■ COLLECTED MATERIAL
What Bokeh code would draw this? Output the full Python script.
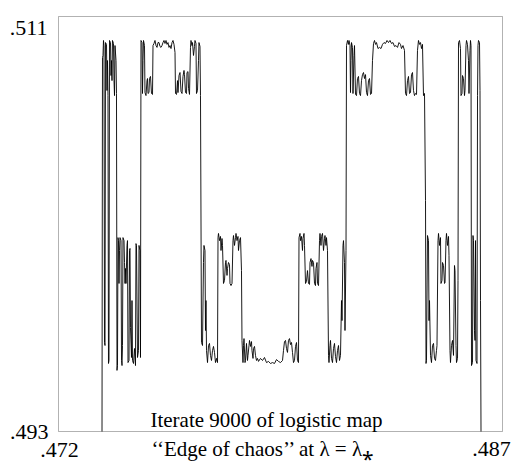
from bokeh.plotting import figure
from bokeh.models import Label, Range1d, BoxAnnotation
from bokeh.embed import file_html
from bokeh.resources import INLINE

# Iterate 9000 of the logistic map at the edge of chaos, traced band by band.
# x: starting value, y: value after 9000 iterations.

# left edge: rise and high spikes
left_spikes_x = [0.473470, 0.473486, 0.473503, 0.473520, 0.473537, 0.473554, 0.473571, 0.473588, 0.473622, 0.473638,
                 0.473655, 0.473672, 0.473689, 0.473706, 0.473723, 0.473757, 0.473774, 0.473791, 0.473807, 0.473824,
                 0.473858, 0.473875, 0.473892, 0.473909, 0.473943, 0.473959, 0.473976, 0.473993]
left_spikes_y = [0.49300, 0.50922, 0.50931, 0.50996, 0.50974, 0.49686, 0.49673, 0.50987, 0.50979, 0.50779,
                 0.50909, 0.50757, 0.49595, 0.49608, 0.50996, 0.50987, 0.50844, 0.50909, 0.50822, 0.50996,
                 0.50983, 0.50822, 0.50757, 0.50974, 0.50909, 0.50766, 0.49565, 0.49586]

# left low band
left_low_x = [0.474010, 0.474027, 0.474044, 0.474061, 0.474078, 0.474112, 0.474129, 0.474146, 0.474162, 0.474179,
              0.474213, 0.474230, 0.474247, 0.474264, 0.474281, 0.474314, 0.474331, 0.474348, 0.474382, 0.474399,
              0.474416, 0.474432, 0.474466, 0.474483, 0.474500, 0.474534, 0.474568, 0.474601, 0.474618, 0.474635,
              0.474669, 0.474703, 0.474720, 0.474753, 0.474770]
left_low_y = [0.50141, 0.50128, 0.49942, 0.50085, 0.50141, 0.50128, 0.49608, 0.49586, 0.49673, 0.50141,
              0.50128, 0.50033, 0.49942, 0.50007, 0.49942, 0.50107, 0.50128, 0.49599, 0.49608, 0.50085,
              0.50094, 0.49751, 0.49621, 0.49868, 0.49608, 0.49595, 0.49660, 0.49586, 0.50115, 0.50107,
              0.49621, 0.49651, 0.50107, 0.50085, 0.49621]

# left high band
left_high_x = [0.474787, 0.474821, 0.474838, 0.474855, 0.474872, 0.474905, 0.474922, 0.474956, 0.474990, 0.475007,
               0.475024, 0.475057, 0.475074, 0.475108, 0.475142, 0.475176, 0.475193, 0.475226, 0.475260, 0.475294,
               0.475328, 0.475361, 0.475395, 0.475429, 0.475463, 0.475497, 0.475530, 0.475564, 0.475598, 0.475632,
               0.475666, 0.475699, 0.475733, 0.475767, 0.475801, 0.475835, 0.475868, 0.475902, 0.475936, 0.475953,
               0.475987, 0.476021, 0.476037, 0.476071, 0.476105, 0.476139, 0.476173, 0.476206, 0.476240, 0.476257,
               0.476291, 0.476325, 0.476341, 0.476375, 0.476392, 0.476426, 0.476459, 0.476476, 0.476510, 0.476527,
               0.476561, 0.476594, 0.476611, 0.476645, 0.476662, 0.476696, 0.476730, 0.476746, 0.476780, 0.476797]
left_high_y = [0.50996, 0.50987, 0.50766, 0.50909, 0.50996, 0.50974, 0.50770, 0.50757, 0.50822, 0.50831,
               0.50766, 0.50770, 0.50831, 0.50840, 0.50766, 0.50762, 0.50974, 0.50983, 0.50996, 0.50974,
               0.50966, 0.50987, 0.50987, 0.50970, 0.50966, 0.50974, 0.50987, 0.50996, 0.50983, 0.50996,
               0.50979, 0.50987, 0.50966, 0.50974, 0.50961, 0.50987, 0.50996, 0.50979, 0.50944, 0.50766,
               0.50762, 0.50822, 0.50770, 0.50844, 0.50857, 0.50775, 0.50766, 0.50840, 0.50866, 0.50848,
               0.50770, 0.50766, 0.50857, 0.50861, 0.50788, 0.50762, 0.50966, 0.50996, 0.50974, 0.50987,
               0.50931, 0.50970, 0.50996, 0.50983, 0.50766, 0.50779, 0.50909, 0.50987, 0.50970, 0.50757]

# centre low band, left half
centre_left_x = [0.476831, 0.476865, 0.476898, 0.476915, 0.476949, 0.476966, 0.476983, 0.477000, 0.477034, 0.477068,
                 0.477101, 0.477135, 0.477169, 0.477203, 0.477236, 0.477270, 0.477304, 0.477338, 0.477372, 0.477389,
                 0.477405, 0.477439, 0.477473, 0.477490, 0.477524, 0.477541, 0.477574, 0.477608, 0.477642, 0.477659,
                 0.477693, 0.477709, 0.477743, 0.477777, 0.477794, 0.477828, 0.477862, 0.477895, 0.477912, 0.477946,
                 0.477980, 0.477997, 0.478030, 0.478064, 0.478081, 0.478115, 0.478149, 0.478182, 0.478199]
centre_left_y = [0.49686, 0.49673, 0.50033, 0.50107, 0.50085, 0.49738, 0.49868, 0.49651, 0.49599, 0.49673,
                 0.49682, 0.49630, 0.49608, 0.49651, 0.49669, 0.49643, 0.49599, 0.49617, 0.49599, 0.50141,
                 0.50159, 0.50128, 0.50146, 0.50085, 0.50137, 0.50107, 0.49942, 0.49955, 0.50033, 0.50042,
                 0.49977, 0.50007, 0.50033, 0.50024, 0.49942, 0.49933, 0.49942, 0.50128, 0.50150, 0.50107,
                 0.50141, 0.50159, 0.50128, 0.50146, 0.50085, 0.50128, 0.50141, 0.49998, 0.49695]

# floor of the centre
floor_x = [0.478233, 0.478250, 0.478267, 0.478301, 0.478318, 0.478351, 0.478385, 0.478402, 0.478436, 0.478453,
           0.478486, 0.478520, 0.478537, 0.478571, 0.478588, 0.478622, 0.478655, 0.478689, 0.478723, 0.478757,
           0.478824, 0.478892, 0.478959, 0.479027, 0.479095, 0.479162, 0.479230, 0.479297, 0.479365, 0.479432,
           0.479500, 0.479568, 0.479601, 0.479635, 0.479669, 0.479703, 0.479736, 0.479770, 0.479804, 0.479838,
           0.479872, 0.479905, 0.479939, 0.479973, 0.480007, 0.480041, 0.480074, 0.480108]
floor_y = [0.49599, 0.49673, 0.49703, 0.49599, 0.49608, 0.49682, 0.49608, 0.49630, 0.49673, 0.49695,
           0.49669, 0.49690, 0.49651, 0.49617, 0.49660, 0.49669, 0.49630, 0.49608, 0.49617, 0.49604,
           0.49617, 0.49608, 0.49621, 0.49599, 0.49604, 0.49595, 0.49599, 0.49595, 0.49612, 0.49604,
           0.49599, 0.49608, 0.49651, 0.49690, 0.49695, 0.49660, 0.49643, 0.49695, 0.49703, 0.49677,
           0.49686, 0.49643, 0.49599, 0.49608, 0.49669, 0.49686, 0.49608, 0.49599]

# centre low band, right half
centre_right_x = [0.480125, 0.480159, 0.480176, 0.480209, 0.480243, 0.480260, 0.480294, 0.480311, 0.480345, 0.480378,
                  0.480412, 0.480446, 0.480480, 0.480497, 0.480530, 0.480564, 0.480581, 0.480615, 0.480649, 0.480682,
                  0.480699, 0.480733, 0.480750, 0.480784, 0.480818, 0.480834, 0.480868, 0.480885, 0.480919, 0.480953,
                  0.480986, 0.481003, 0.481037, 0.481054, 0.481088, 0.481122, 0.481138, 0.481172, 0.481189, 0.481223,
                  0.481257, 0.481291, 0.481324, 0.481358, 0.481392, 0.481426, 0.481459, 0.481493, 0.481527, 0.481561,
                  0.481578, 0.481612, 0.481628, 0.481662, 0.481679, 0.481713, 0.481730]
centre_right_y = [0.50141, 0.50159, 0.50128, 0.50146, 0.50085, 0.50137, 0.50159, 0.50107, 0.49942, 0.49951,
                  0.49998, 0.49942, 0.49938, 0.50033, 0.50050, 0.50016, 0.50042, 0.50033, 0.49942, 0.49933,
                  0.50007, 0.50033, 0.49942, 0.49933, 0.50128, 0.50159, 0.50107, 0.50146, 0.50159, 0.50085,
                  0.50137, 0.50150, 0.50107, 0.50141, 0.50085, 0.49630, 0.49599, 0.49673, 0.49695, 0.49617,
                  0.49599, 0.49660, 0.49682, 0.49625, 0.49599, 0.49651, 0.49673, 0.49608, 0.49630, 0.49868,
                  0.49781, 0.50107, 0.50128, 0.50033, 0.49738, 0.50085, 0.50974]

# right high band
right_high_x = [0.481764, 0.481797, 0.481814, 0.481848, 0.481865, 0.481882, 0.481899, 0.481932, 0.481949, 0.481983,
                0.482000, 0.482034, 0.482068, 0.482101, 0.482135, 0.482169, 0.482203, 0.482237, 0.482270, 0.482304,
                0.482338, 0.482372, 0.482406, 0.482439, 0.482473, 0.482507, 0.482541, 0.482575, 0.482608, 0.482642,
                0.482676, 0.482710, 0.482743, 0.482794, 0.482845, 0.482895, 0.482946, 0.482997, 0.483047, 0.483098,
                0.483149, 0.483199, 0.483250, 0.483301, 0.483351, 0.483402, 0.483453, 0.483503, 0.483554, 0.483588,
                0.483639, 0.483689, 0.483723, 0.483757, 0.483791, 0.483824, 0.483858, 0.483892, 0.483926, 0.483959,
                0.483993, 0.484027, 0.484061, 0.484095, 0.484128, 0.484162, 0.484196, 0.484230, 0.484264, 0.484297,
                0.484331, 0.484365]
right_high_y = [0.50996, 0.50979, 0.50996, 0.50974, 0.50770, 0.50909, 0.50987, 0.50966, 0.50766, 0.50931,
                0.50974, 0.50762, 0.50757, 0.50831, 0.50840, 0.50766, 0.50757, 0.50822, 0.50848, 0.50857,
                0.50831, 0.50848, 0.50770, 0.50757, 0.50822, 0.50831, 0.50762, 0.50766, 0.50909, 0.50983,
                0.50996, 0.50979, 0.50987, 0.50961, 0.50966, 0.50961, 0.50979, 0.50987, 0.50983, 0.50996,
                0.50987, 0.50996, 0.50983, 0.50987, 0.50970, 0.50974, 0.50966, 0.50987, 0.50979, 0.50961,
                0.50974, 0.50953, 0.50766, 0.50757, 0.50822, 0.50840, 0.50766, 0.50770, 0.50848, 0.50857,
                0.50779, 0.50757, 0.50766, 0.50762, 0.50953, 0.50996, 0.50979, 0.50987, 0.50961, 0.50979,
                0.50757, 0.50766]

# right low band
right_low_x = [0.484399, 0.484416, 0.484432, 0.484466, 0.484500, 0.484517, 0.484534, 0.484568, 0.484601, 0.484635,
               0.484669, 0.484703, 0.484736, 0.484770, 0.484787, 0.484821, 0.484838, 0.484872, 0.484905, 0.484922,
               0.484956, 0.484973, 0.485007, 0.485041, 0.485058, 0.485091, 0.485108, 0.485142, 0.485176, 0.485193,
               0.485226, 0.485243, 0.485277, 0.485311, 0.485345, 0.485378, 0.485395, 0.485429, 0.485446, 0.485480,
               0.485497]
right_low_y = [0.50302, 0.49595, 0.49608, 0.50150, 0.50128, 0.49781, 0.49868, 0.49630, 0.49599, 0.49673,
               0.49682, 0.49617, 0.49608, 0.49651, 0.49673, 0.50128, 0.50159, 0.50107, 0.50141, 0.49942,
               0.49955, 0.50033, 0.50020, 0.49942, 0.49946, 0.50128, 0.50159, 0.50107, 0.50146, 0.50063,
               0.49651, 0.49599, 0.49673, 0.49695, 0.49630, 0.50020, 0.49998, 0.49673, 0.49599, 0.49617,
               0.49955]

# right edge: high spikes and final fall
right_spikes_x = [0.485514, 0.485547, 0.485581, 0.485598, 0.485632, 0.485649, 0.485682, 0.485716, 0.485733, 0.485767,
                  0.485784, 0.485817, 0.485851, 0.485868, 0.485902, 0.485919, 0.485936, 0.485953, 0.485986, 0.486003,
                  0.486020, 0.486054, 0.486071, 0.486088, 0.486105, 0.486139, 0.486156, 0.486172, 0.486189, 0.486223,
                  0.486240, 0.486257, 0.486274]
right_spikes_y = [0.50987, 0.50996, 0.50961, 0.50757, 0.50766, 0.50844, 0.50831, 0.50757, 0.50779, 0.50974,
                  0.50996, 0.50979, 0.50909, 0.50766, 0.50953, 0.50996, 0.50974, 0.49586, 0.49599, 0.50150,
                  0.50128, 0.49738, 0.49695, 0.50128, 0.49608, 0.49595, 0.50757, 0.50974, 0.50996, 0.50987,
                  0.50779, 0.49868, 0.49300]

x_ticks = [0.472, 0.487]
x_tick_labels = [".472", ".487"]
y_ticks = [0.493, 0.511]
y_tick_labels = [".493", ".511"]
inner_title = "Iterate 9000 of logistic map"
caption = "\u2018\u2018Edge of chaos\u2019\u2019 at \u03bb = \u03bb\u204e"

xs = (left_spikes_x + left_low_x + left_high_x + centre_left_x + floor_x
      + centre_right_x + right_high_x + right_low_x + right_spikes_x)
ys = (left_spikes_y + left_low_y + left_high_y + centre_left_y + floor_y
      + centre_right_y + right_high_y + right_low_y + right_spikes_y)

# canvas and the box's margins inside it, in pixels
W, H = 516, 466
BOX_L, BOX_R, BOX_T, BOX_B = 58, 14, 16, 35
kx = (x_ticks[1] - x_ticks[0]) / (W - BOX_L - BOX_R)
ky = (y_ticks[1] - y_ticks[0]) / (H - BOX_T - BOX_B)

p = figure(width=W, height=H, output_backend="svg", toolbar_location=None,
           x_range=Range1d(x_ticks[0] - BOX_L * kx, x_ticks[1] + BOX_R * kx),
           y_range=Range1d(y_ticks[0] - BOX_B * ky, y_ticks[1] + BOX_T * ky),
           x_axis_type=None, y_axis_type=None,
           min_border=0, min_border_left=0, min_border_right=0,
           min_border_top=0, min_border_bottom=0)
p.outline_line_color = None
p.background_fill_color = "white"
p.border_fill_color = "white"

p.add_layout(BoxAnnotation(left=x_ticks[0], right=x_ticks[1], bottom=y_ticks[0], top=y_ticks[1],
                           fill_alpha=0, line_color="black", line_width=1.0))

p.line(xs, ys, line_color="black", line_width=0.9)

FONT = "Liberation Serif"
SIZE = "21px"


def add_text(text, x, y, dx, dy, align, size=SIZE):
    p.add_layout(Label(x=x, y=y, x_offset=dx, y_offset=dy, text=text,
                       text_align=align, text_baseline="alphabetic",
                       text_font=FONT, text_font_size=size, text_color="black"))


add_text(y_tick_labels[1], x_ticks[0], y_ticks[1], -11, -11, "right", "22px")
add_text(y_tick_labels[0], x_ticks[0], y_ticks[0], -10, 0, "right", "22px")
add_text(x_tick_labels[0], x_ticks[0], y_ticks[0], 1, -18, "center", "22px")
add_text(x_tick_labels[1], x_ticks[1], y_ticks[0], -11, -17, "center", "22px")
add_text(inner_title, x_ticks[0], y_ticks[0], 208, 12, "center")
add_text(caption, x_ticks[0], y_ticks[0], 93, -17, "left")

open("out.html", "w").write(file_html(p, INLINE))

■ PROBLEM DETAILS
Repeat the listing above exactly from its first line to the line containing "# x: starting", both included, and omit the pictures.

■ THE RESULT
What Bokeh code would draw this? Output the full Python script.
from bokeh.plotting import figure
from bokeh.models import Label, Range1d, BoxAnnotation
from bokeh.embed import file_html
from bokeh.resources import INLINE

# Iterate 9000 of the logistic map at the edge of chaos, traced band by band.
# x: starting value, y: value after 9000 iterations.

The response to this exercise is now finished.